Exercise aim: Look at the data below and print exactly the lines from its first line through the line with "y_ticks = [10, 5, 0, -5, -10]"; the pictures stay out of the copy.

►

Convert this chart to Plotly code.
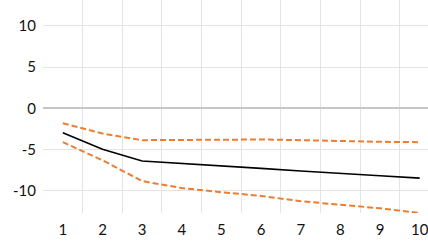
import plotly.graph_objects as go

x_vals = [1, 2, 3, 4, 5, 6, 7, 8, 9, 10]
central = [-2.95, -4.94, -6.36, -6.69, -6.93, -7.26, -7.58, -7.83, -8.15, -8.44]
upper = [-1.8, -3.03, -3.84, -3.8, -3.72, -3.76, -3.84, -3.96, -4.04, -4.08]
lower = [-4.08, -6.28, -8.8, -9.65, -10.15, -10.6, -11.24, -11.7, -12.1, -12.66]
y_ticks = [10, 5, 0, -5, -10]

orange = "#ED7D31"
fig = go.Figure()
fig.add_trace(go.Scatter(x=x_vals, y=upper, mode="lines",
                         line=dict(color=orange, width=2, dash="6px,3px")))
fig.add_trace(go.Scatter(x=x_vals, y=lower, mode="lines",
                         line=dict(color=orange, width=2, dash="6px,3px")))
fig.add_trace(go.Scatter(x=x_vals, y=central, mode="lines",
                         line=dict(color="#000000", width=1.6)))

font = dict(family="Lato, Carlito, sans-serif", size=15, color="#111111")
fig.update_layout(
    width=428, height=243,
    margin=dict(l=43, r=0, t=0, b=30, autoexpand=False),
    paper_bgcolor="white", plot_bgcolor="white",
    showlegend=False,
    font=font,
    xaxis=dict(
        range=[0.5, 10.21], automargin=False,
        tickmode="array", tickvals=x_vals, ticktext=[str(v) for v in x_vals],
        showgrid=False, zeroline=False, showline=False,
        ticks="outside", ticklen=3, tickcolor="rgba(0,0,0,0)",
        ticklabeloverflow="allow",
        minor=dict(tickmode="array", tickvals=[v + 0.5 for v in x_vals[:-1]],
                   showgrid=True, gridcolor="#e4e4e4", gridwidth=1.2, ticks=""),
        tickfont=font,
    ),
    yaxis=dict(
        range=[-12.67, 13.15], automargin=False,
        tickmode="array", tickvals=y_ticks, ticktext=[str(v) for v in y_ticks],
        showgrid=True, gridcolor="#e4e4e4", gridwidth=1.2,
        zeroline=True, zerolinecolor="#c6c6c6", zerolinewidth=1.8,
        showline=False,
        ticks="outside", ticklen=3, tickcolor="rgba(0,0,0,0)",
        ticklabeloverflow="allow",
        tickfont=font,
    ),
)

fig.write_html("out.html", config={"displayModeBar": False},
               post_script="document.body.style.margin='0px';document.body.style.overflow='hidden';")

◄

Worked answer:
Convert this chart to Plotly code.
import plotly.graph_objects as go

x_vals = [1, 2, 3, 4, 5, 6, 7, 8, 9, 10]
central = [-2.95, -4.94, -6.36, -6.69, -6.93, -7.26, -7.58, -7.83, -8.15, -8.44]
upper = [-1.8, -3.03, -3.84, -3.8, -3.72, -3.76, -3.84, -3.96, -4.04, -4.08]
lower = [-4.08, -6.28, -8.8, -9.65, -10.15, -10.6, -11.24, -11.7, -12.1, -12.66]
y_ticks = [10, 5, 0, -5, -10]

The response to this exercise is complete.